The current expansion is 76 months old, longer than the last one at 73 months and longer than the post-World War II average of 58 months. But it is well short of the previous two expansions, which lasted 120 months and 92 months. The 120-month expansion—March 1991 to March 2001—is the longest on record.
The above-average length of the past few expansions led economists to call this period the Great Moderation, featuring low interest rates, low inflation and shallow, infrequent recessions. The Great Recession prompted some to suggest the Great Moderation was over, and the economy would see more frequent and deeper recessions. With the help of sustained near-zero interest rates from the Fed, that hasn’t happened.
What to Expect
Moody’s Analytics puts the likelihood of a near-term recession, i.e., within the next six months, at 17%, up from 8% over the summer. This remains low, however. Moody’s believes the expansion is mid-cycle.
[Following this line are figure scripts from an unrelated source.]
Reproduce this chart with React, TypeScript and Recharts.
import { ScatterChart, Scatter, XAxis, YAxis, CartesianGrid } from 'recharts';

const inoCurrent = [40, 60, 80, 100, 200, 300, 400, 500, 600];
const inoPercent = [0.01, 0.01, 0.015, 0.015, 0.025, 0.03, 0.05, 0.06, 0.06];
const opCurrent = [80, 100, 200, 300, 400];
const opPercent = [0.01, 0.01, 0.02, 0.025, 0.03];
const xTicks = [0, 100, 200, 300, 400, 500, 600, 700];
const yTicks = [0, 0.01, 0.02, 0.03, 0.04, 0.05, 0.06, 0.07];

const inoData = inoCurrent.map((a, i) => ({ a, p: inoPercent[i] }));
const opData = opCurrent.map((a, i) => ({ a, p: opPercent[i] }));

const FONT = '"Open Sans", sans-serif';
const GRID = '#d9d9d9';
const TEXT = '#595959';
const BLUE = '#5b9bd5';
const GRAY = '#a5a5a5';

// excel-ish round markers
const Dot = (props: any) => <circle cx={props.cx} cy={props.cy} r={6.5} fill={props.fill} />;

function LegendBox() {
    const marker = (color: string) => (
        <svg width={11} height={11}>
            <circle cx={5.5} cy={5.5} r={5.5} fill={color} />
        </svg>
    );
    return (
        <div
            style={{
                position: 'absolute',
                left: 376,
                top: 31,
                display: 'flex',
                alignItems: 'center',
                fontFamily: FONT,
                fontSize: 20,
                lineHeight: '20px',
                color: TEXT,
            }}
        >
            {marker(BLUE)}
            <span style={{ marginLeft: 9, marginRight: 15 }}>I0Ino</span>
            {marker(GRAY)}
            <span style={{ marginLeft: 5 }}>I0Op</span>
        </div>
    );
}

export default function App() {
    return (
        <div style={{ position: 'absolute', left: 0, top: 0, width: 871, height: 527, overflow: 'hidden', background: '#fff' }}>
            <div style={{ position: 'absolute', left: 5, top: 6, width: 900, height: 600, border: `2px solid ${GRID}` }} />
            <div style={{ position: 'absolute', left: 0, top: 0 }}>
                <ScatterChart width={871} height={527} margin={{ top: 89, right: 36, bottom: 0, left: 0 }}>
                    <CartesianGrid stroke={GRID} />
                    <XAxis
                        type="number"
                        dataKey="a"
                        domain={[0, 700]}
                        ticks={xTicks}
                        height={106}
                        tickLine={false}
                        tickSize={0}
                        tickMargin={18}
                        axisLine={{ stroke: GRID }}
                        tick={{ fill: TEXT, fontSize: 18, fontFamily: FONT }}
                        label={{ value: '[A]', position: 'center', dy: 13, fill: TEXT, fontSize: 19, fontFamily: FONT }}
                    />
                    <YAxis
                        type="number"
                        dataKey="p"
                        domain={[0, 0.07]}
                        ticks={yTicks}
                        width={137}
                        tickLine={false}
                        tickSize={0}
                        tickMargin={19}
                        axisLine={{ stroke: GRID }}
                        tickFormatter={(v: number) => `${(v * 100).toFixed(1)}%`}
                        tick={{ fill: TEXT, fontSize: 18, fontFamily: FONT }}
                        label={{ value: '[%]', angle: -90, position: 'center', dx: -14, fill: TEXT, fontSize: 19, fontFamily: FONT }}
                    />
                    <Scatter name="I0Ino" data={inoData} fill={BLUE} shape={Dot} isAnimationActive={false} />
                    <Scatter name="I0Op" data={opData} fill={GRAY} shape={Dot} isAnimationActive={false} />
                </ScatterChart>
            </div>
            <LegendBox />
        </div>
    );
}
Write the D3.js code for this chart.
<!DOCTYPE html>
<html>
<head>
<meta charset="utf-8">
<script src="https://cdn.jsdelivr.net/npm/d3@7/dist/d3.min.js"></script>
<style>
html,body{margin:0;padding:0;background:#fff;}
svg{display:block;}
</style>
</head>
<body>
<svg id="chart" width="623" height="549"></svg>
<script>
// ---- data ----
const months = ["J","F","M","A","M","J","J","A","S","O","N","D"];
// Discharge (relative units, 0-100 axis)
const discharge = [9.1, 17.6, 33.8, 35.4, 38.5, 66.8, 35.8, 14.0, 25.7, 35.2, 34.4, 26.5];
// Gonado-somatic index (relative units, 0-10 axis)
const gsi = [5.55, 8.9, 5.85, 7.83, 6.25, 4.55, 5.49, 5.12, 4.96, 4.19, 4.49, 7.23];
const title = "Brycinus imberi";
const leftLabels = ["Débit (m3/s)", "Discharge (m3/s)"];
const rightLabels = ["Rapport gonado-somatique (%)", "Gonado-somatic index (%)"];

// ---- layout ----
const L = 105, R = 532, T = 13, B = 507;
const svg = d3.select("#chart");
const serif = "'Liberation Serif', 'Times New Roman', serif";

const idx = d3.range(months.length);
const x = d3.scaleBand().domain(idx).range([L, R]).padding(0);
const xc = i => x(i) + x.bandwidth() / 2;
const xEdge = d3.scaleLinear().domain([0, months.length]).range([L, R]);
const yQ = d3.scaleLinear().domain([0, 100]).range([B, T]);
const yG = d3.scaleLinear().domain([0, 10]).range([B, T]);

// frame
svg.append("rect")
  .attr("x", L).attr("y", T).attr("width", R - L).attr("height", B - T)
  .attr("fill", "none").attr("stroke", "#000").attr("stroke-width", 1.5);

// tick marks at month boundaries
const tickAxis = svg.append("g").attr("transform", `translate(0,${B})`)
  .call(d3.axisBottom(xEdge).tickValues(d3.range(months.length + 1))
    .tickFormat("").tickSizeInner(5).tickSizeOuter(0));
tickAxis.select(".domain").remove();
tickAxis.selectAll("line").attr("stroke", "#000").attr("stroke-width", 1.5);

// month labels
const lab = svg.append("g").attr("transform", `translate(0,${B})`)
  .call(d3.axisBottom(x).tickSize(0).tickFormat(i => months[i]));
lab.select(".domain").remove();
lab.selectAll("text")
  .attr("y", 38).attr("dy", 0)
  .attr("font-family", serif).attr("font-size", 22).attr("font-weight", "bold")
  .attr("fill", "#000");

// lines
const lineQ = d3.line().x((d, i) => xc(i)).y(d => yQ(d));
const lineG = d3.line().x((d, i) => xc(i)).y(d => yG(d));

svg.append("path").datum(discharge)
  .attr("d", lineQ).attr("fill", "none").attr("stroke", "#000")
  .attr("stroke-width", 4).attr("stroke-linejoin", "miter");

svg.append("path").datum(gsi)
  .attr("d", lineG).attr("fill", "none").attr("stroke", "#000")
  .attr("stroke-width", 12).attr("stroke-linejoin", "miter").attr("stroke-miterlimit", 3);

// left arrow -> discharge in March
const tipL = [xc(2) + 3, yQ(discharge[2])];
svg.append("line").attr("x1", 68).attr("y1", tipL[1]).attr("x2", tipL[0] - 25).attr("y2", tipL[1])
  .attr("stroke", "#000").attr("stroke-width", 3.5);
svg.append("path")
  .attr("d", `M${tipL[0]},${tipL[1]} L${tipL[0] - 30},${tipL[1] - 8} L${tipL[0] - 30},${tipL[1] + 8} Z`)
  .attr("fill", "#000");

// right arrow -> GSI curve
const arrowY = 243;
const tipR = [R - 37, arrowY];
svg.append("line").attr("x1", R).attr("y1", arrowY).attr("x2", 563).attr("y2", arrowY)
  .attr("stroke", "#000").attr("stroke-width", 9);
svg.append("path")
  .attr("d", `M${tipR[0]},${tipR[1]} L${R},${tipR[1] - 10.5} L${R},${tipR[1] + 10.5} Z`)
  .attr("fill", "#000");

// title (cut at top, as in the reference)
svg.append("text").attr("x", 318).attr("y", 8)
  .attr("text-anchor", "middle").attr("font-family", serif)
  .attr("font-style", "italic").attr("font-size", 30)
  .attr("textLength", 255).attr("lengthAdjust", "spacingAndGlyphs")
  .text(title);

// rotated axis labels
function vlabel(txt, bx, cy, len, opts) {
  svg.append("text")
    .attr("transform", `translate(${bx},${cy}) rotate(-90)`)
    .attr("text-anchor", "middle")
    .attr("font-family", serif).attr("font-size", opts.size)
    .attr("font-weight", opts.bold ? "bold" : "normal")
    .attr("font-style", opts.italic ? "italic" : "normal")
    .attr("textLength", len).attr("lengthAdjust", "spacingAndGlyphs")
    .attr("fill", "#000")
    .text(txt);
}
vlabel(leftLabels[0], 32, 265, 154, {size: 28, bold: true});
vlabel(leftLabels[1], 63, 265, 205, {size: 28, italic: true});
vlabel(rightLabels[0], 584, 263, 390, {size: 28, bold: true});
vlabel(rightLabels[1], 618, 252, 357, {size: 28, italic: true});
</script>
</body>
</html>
The most common cause of recessions—an overheated economy leading to inflation—simply isn’t there. Financial bubbles, which played a big role in the last three recessions, are hard to spot, as former Fed Chairman Alan Greenspan famously noted. Sustained low interest rates could increase the likelihood of a bubble, because interest rates are an important pricing and risk signal to investors and the financial markets. Ultra-low rates encourage investors to assume more risk. The Fed has singled out commercial real estate as a potential concern. One mitigating factor, however, is that CRE fundamentals—absorption, construction, vacancies and rents—all remain in the safe zone. Elevated levels of public sector debt also are a concern (think Greece), but so far have not risen to the level of a threat to global financial stability.
The bottom line is that there is no recession lurking in the near term, but there will be some volatility and pain as the Federal Reserve ever-so-gingerly raises interest rates, incrementally changing the landscape for lenders and investors across all sectors of the global economy.